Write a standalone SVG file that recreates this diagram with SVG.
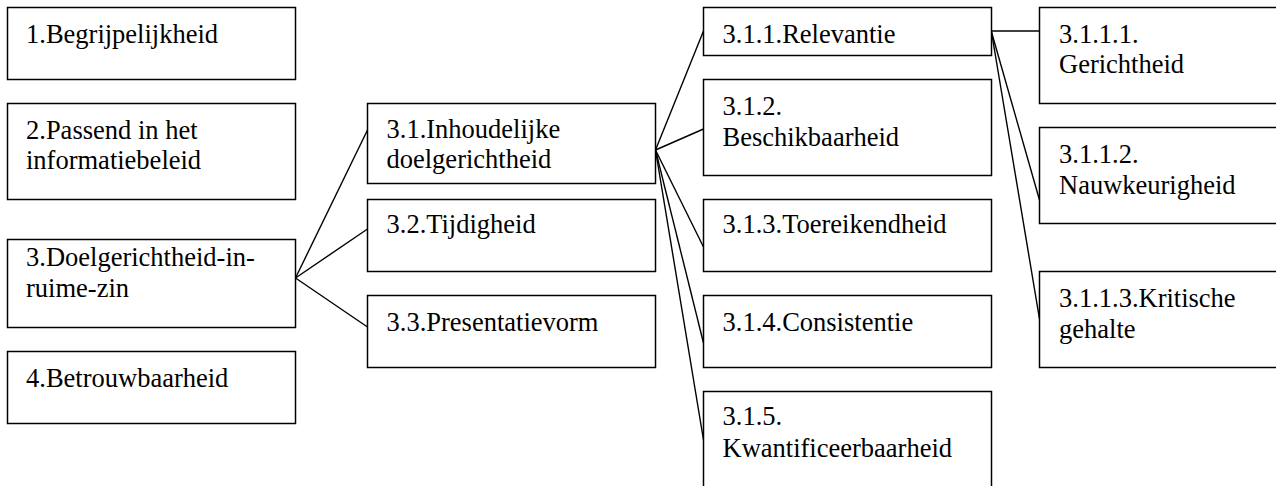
<svg xmlns="http://www.w3.org/2000/svg" width="1276" height="486" viewBox="0 0 1276 486">
  <style>
    .box { fill: #ffffff; stroke: #000000; stroke-width: 1.5; }
    .lbl { font-family: "Liberation Serif", "Times New Roman", serif; font-size: 26.5px; fill: #000000; }
    .link { stroke: #000000; stroke-width: 1.4; fill: none; }
  </style>
  <rect width="1276" height="486" fill="#ffffff"/>

  <!-- connectors -->
  <g id="connectors">
    <line class="link" x1="295.5" y1="278" x2="367.5" y2="130"/>
    <line class="link" x1="295.5" y1="278" x2="367.5" y2="229"/>
    <line class="link" x1="295.5" y1="278" x2="367.5" y2="327"/>
    <line class="link" x1="655.5" y1="150" x2="703.5" y2="31"/>
    <line class="link" x1="655.5" y1="150" x2="703.5" y2="129"/>
    <line class="link" x1="655.5" y1="150" x2="703.5" y2="247"/>
    <line class="link" x1="655.5" y1="150" x2="703.5" y2="343"/>
    <line class="link" x1="655.5" y1="150" x2="703.5" y2="440"/>
    <line class="link" x1="991.5" y1="31" x2="1039.5" y2="31"/>
    <line class="link" x1="991.5" y1="32" x2="1039.5" y2="200"/>
    <line class="link" x1="991.5" y1="32" x2="1039.5" y2="319"/>
  </g>

  <!-- level 1 -->
  <g id="n1">
    <rect class="box" x="7.5" y="7.5" width="288" height="72"/>
    <text class="lbl" x="26" y="43">1.Begrijpelijkheid</text>
  </g>
  <g id="n2">
    <rect class="box" x="7.5" y="103.5" width="288" height="96"/>
    <text class="lbl" x="26" y="139">2.Passend in het</text>
    <text class="lbl" x="26" y="169">informatiebeleid</text>
  </g>
  <g id="n3">
    <rect class="box" x="7.5" y="239.5" width="288" height="88"/>
    <text class="lbl" x="26" y="266">3.Doelgerichtheid-in-</text>
    <text class="lbl" x="26" y="297">ruime-zin</text>
  </g>
  <g id="n4">
    <rect class="box" x="7.5" y="351.5" width="288" height="72"/>
    <text class="lbl" x="26" y="387">4.Betrouwbaarheid</text>
  </g>

  <!-- level 2 -->
  <g id="n3-1">
    <rect class="box" x="367.5" y="103.5" width="288" height="80"/>
    <text class="lbl" x="386.5" y="138">3.1.Inhoudelijke</text>
    <text class="lbl" x="386.5" y="168">doelgerichtheid</text>
  </g>
  <g id="n3-2">
    <rect class="box" x="367.5" y="199.5" width="288" height="72"/>
    <text class="lbl" x="386.5" y="233">3.2.Tijdigheid</text>
  </g>
  <g id="n3-3">
    <rect class="box" x="367.5" y="295.5" width="288" height="72"/>
    <text class="lbl" x="386.5" y="331">3.3.Presentatievorm</text>
  </g>

  <!-- level 3 -->
  <g id="n3-1-1">
    <rect class="box" x="703.5" y="7.5" width="288" height="48"/>
    <text class="lbl" x="722.5" y="43">3.1.1.Relevantie</text>
  </g>
  <g id="n3-1-2">
    <rect class="box" x="703.5" y="79.5" width="288" height="96"/>
    <text class="lbl" x="722.5" y="115">3.1.2.</text>
    <text class="lbl" x="722.5" y="146">Beschikbaarheid</text>
  </g>
  <g id="n3-1-3">
    <rect class="box" x="703.5" y="199.5" width="288" height="72"/>
    <text class="lbl" x="722.5" y="233">3.1.3.Toereikendheid</text>
  </g>
  <g id="n3-1-4">
    <rect class="box" x="703.5" y="295.5" width="288" height="72"/>
    <text class="lbl" x="722.5" y="331">3.1.4.Consistentie</text>
  </g>
  <g id="n3-1-5">
    <rect class="box" x="703.5" y="391.5" width="288" height="120"/>
    <text class="lbl" x="722.5" y="425">3.1.5.</text>
    <text class="lbl" x="722.5" y="457">Kwantificeerbaarheid</text>
  </g>

  <!-- level 4 -->
  <g id="n3-1-1-1">
    <rect class="box" x="1039.5" y="7.5" width="300" height="96"/>
    <text class="lbl" x="1059" y="43">3.1.1.1.</text>
    <text class="lbl" x="1059" y="73">Gerichtheid</text>
  </g>
  <g id="n3-1-1-2">
    <rect class="box" x="1039.5" y="127.5" width="300" height="96"/>
    <text class="lbl" x="1059" y="163">3.1.1.2.</text>
    <text class="lbl" x="1059" y="194">Nauwkeurigheid</text>
  </g>
  <g id="n3-1-1-3">
    <rect class="box" x="1039.5" y="271.5" width="300" height="96"/>
    <text class="lbl" x="1059" y="307">3.1.1.3.Kritische</text>
    <text class="lbl" x="1059" y="338">gehalte</text>
  </g>
</svg>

+ + +

What the exercise asks
Reproduce the full listing above verbatim, with no pictures included.

Problem solution
Write a standalone SVG file that recreates this diagram with SVG.
<svg xmlns="http://www.w3.org/2000/svg" width="1276" height="486" viewBox="0 0 1276 486">
  <style>
    .box { fill: #ffffff; stroke: #000000; stroke-width: 1.5; }
    .lbl { font-family: "Liberation Serif", "Times New Roman", serif; font-size: 26.5px; fill: #000000; }
    .link { stroke: #000000; stroke-width: 1.4; fill: none; }
  </style>
  <rect width="1276" height="486" fill="#ffffff"/>

  <!-- connectors -->
  <g id="connectors">
    <line class="link" x1="295.5" y1="278" x2="367.5" y2="130"/>
    <line class="link" x1="295.5" y1="278" x2="367.5" y2="229"/>
    <line class="link" x1="295.5" y1="278" x2="367.5" y2="327"/>
    <line class="link" x1="655.5" y1="150" x2="703.5" y2="31"/>
    <line class="link" x1="655.5" y1="150" x2="703.5" y2="129"/>
    <line class="link" x1="655.5" y1="150" x2="703.5" y2="247"/>
    <line class="link" x1="655.5" y1="150" x2="703.5" y2="343"/>
    <line class="link" x1="655.5" y1="150" x2="703.5" y2="440"/>
    <line class="link" x1="991.5" y1="31" x2="1039.5" y2="31"/>
    <line class="link" x1="991.5" y1="32" x2="1039.5" y2="200"/>
    <line class="link" x1="991.5" y1="32" x2="1039.5" y2="319"/>
  </g>

  <!-- level 1 -->
  <g id="n1">
    <rect class="box" x="7.5" y="7.5" width="288" height="72"/>
    <text class="lbl" x="26" y="43">1.Begrijpelijkheid</text>
  </g>
  <g id="n2">
    <rect class="box" x="7.5" y="103.5" width="288" height="96"/>
    <text class="lbl" x="26" y="139">2.Passend in het</text>
    <text class="lbl" x="26" y="169">informatiebeleid</text>
  </g>
  <g id="n3">
    <rect class="box" x="7.5" y="239.5" width="288" height="88"/>
    <text class="lbl" x="26" y="266">3.Doelgerichtheid-in-</text>
    <text class="lbl" x="26" y="297">ruime-zin</text>
  </g>
  <g id="n4">
    <rect class="box" x="7.5" y="351.5" width="288" height="72"/>
    <text class="lbl" x="26" y="387">4.Betrouwbaarheid</text>
  </g>

  <!-- level 2 -->
  <g id="n3-1">
    <rect class="box" x="367.5" y="103.5" width="288" height="80"/>
    <text class="lbl" x="386.5" y="138">3.1.Inhoudelijke</text>
    <text class="lbl" x="386.5" y="168">doelgerichtheid</text>
  </g>
  <g id="n3-2">
    <rect class="box" x="367.5" y="199.5" width="288" height="72"/>
    <text class="lbl" x="386.5" y="233">3.2.Tijdigheid</text>
  </g>
  <g id="n3-3">
    <rect class="box" x="367.5" y="295.5" width="288" height="72"/>
    <text class="lbl" x="386.5" y="331">3.3.Presentatievorm</text>
  </g>

  <!-- level 3 -->
  <g id="n3-1-1">
    <rect class="box" x="703.5" y="7.5" width="288" height="48"/>
    <text class="lbl" x="722.5" y="43">3.1.1.Relevantie</text>
  </g>
  <g id="n3-1-2">
    <rect class="box" x="703.5" y="79.5" width="288" height="96"/>
    <text class="lbl" x="722.5" y="115">3.1.2.</text>
    <text class="lbl" x="722.5" y="146">Beschikbaarheid</text>
  </g>
  <g id="n3-1-3">
    <rect class="box" x="703.5" y="199.5" width="288" height="72"/>
    <text class="lbl" x="722.5" y="233">3.1.3.Toereikendheid</text>
  </g>
  <g id="n3-1-4">
    <rect class="box" x="703.5" y="295.5" width="288" height="72"/>
    <text class="lbl" x="722.5" y="331">3.1.4.Consistentie</text>
  </g>
  <g id="n3-1-5">
    <rect class="box" x="703.5" y="391.5" width="288" height="120"/>
    <text class="lbl" x="722.5" y="425">3.1.5.</text>
    <text class="lbl" x="722.5" y="457">Kwantificeerbaarheid</text>
  </g>

  <!-- level 4 -->
  <g id="n3-1-1-1">
    <rect class="box" x="1039.5" y="7.5" width="300" height="96"/>
    <text class="lbl" x="1059" y="43">3.1.1.1.</text>
    <text class="lbl" x="1059" y="73">Gerichtheid</text>
  </g>
  <g id="n3-1-1-2">
    <rect class="box" x="1039.5" y="127.5" width="300" height="96"/>
    <text class="lbl" x="1059" y="163">3.1.1.2.</text>
    <text class="lbl" x="1059" y="194">Nauwkeurigheid</text>
  </g>
  <g id="n3-1-1-3">
    <rect class="box" x="1039.5" y="271.5" width="300" height="96"/>
    <text class="lbl" x="1059" y="307">3.1.1.3.Kritische</text>
    <text class="lbl" x="1059" y="338">gehalte</text>
  </g>
</svg>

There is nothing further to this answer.